A sudden scream of air – a whistle – blown – designed to startle – stopped the boy in his tracks right at the foot of the ladder.
“No Running!” came the simple loud command from high.
The boy shook as he looked up at the voice from the chair – but the speaker was obscured by the bright haloing sun.
He walked carefully the rest of the day, little steps, glancing up at the chair.
That night he ate his dinner and cleaned his plate. Then he copied his lessons from the book onto his blue-lined three-holed paper using his number two lead pencil. He took his evening bath, and – remembering the instructions from his health textbook – combed his hair one hundred times. Finally, he crawled into bed, pulled his blanket up to his neck and quietly, almost silently, sobbed himself to sleep.

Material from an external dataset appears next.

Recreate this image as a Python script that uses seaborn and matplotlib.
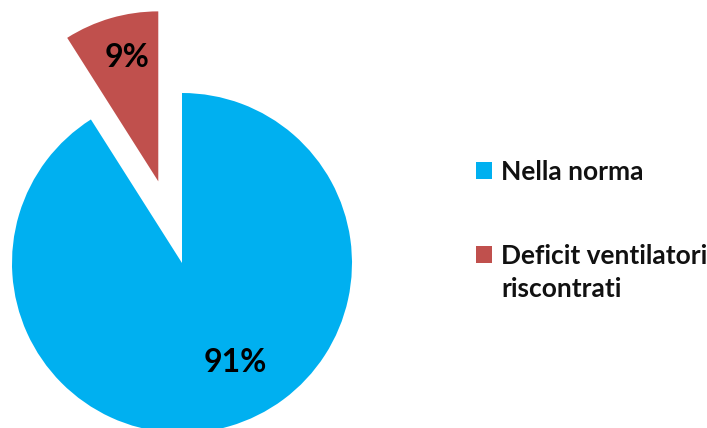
import matplotlib
matplotlib.use("Agg")
import matplotlib.pyplot as plt
import seaborn as sns
from matplotlib.patches import Rectangle
from matplotlib.legend_handler import HandlerPatch

sns.set_theme(style="white")
plt.rcParams['font.family'] = ['Lato', 'DejaVu Sans']

categories = ["Nella norma", "Deficit ventilatori\nriscontrati"]
values = [91, 9]
colors = ["#00B0F0", "#C0504D"]
explode = [0, 0.5]
pct_labels = [f"{v}%" for v in values]

fig = plt.figure(figsize=(7.07, 4.28), dpi=100)
ax = fig.add_axes([0, 0, 1, 1])

R = 170
cx, cy = 182, 165
wedges, _ = ax.pie(values, colors=colors, startangle=90, counterclock=False,
                   explode=[e * R for e in explode], radius=R, center=(cx, cy),
                   wedgeprops=dict(linewidth=0), frame=True)
ax.set_xlim(0, 707)
ax.set_ylim(0, 428)
ax.set_aspect('equal')
ax.axis('off')

# percentage labels
text_pos = [(235, 428 - 363), (127, 428 - 57)]
for (x, y), t in zip(text_pos, pct_labels):
    ax.text(x, y, t, ha='center', va='center', fontsize=23, fontweight='bold', color='black')

FS = 19
LS = 1.45


def make_patch(shift):
    def f(legend, orig_handle, xdescent, ydescent, width, height, fontsize):
        return Rectangle((-xdescent, -ydescent + shift), width, height)
    return f


handler_map = {
    wedges[0]: HandlerPatch(patch_func=make_patch(0)),
    wedges[1]: HandlerPatch(patch_func=make_patch(LS * FS / 2)),
}

leg = ax.legend(wedges, categories, loc='upper left', bbox_to_anchor=(452 / 707, 1 - 136 / 428),
                frameon=False, prop=dict(weight='bold', size=FS),
                handlelength=0.62, handleheight=0.62, handletextpad=0.35, labelspacing=2.3,
                handler_map=handler_map)
for t in leg.get_texts():
    t.set_linespacing(LS)
    t.set_color('#111111')

fig.savefig("out.png", dpi=100)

Wow. My twins have always been sensitive, so I get it in a motherly way.
If you’d ever consider submitting some of your work for publication, Dixie State University has an online literary journal and is currently open for submissions. You can check us out at R7Review.com. The deadline to submit this year is November 6th.
We also accept photography, audio recordings, visual art, book reviews, fiction, multimedia, nonfiction, etc.
I’m happy to answer questions if you have any, but the Submittable page has the details.
Sorry to take so long to reply, things have been crazy. Thanks for the link – I’ll definitely take a look and see if I have anything that might fit. Now that I hit my 100 stories in a row I’m going to hold some new stuff back and send it out into the world.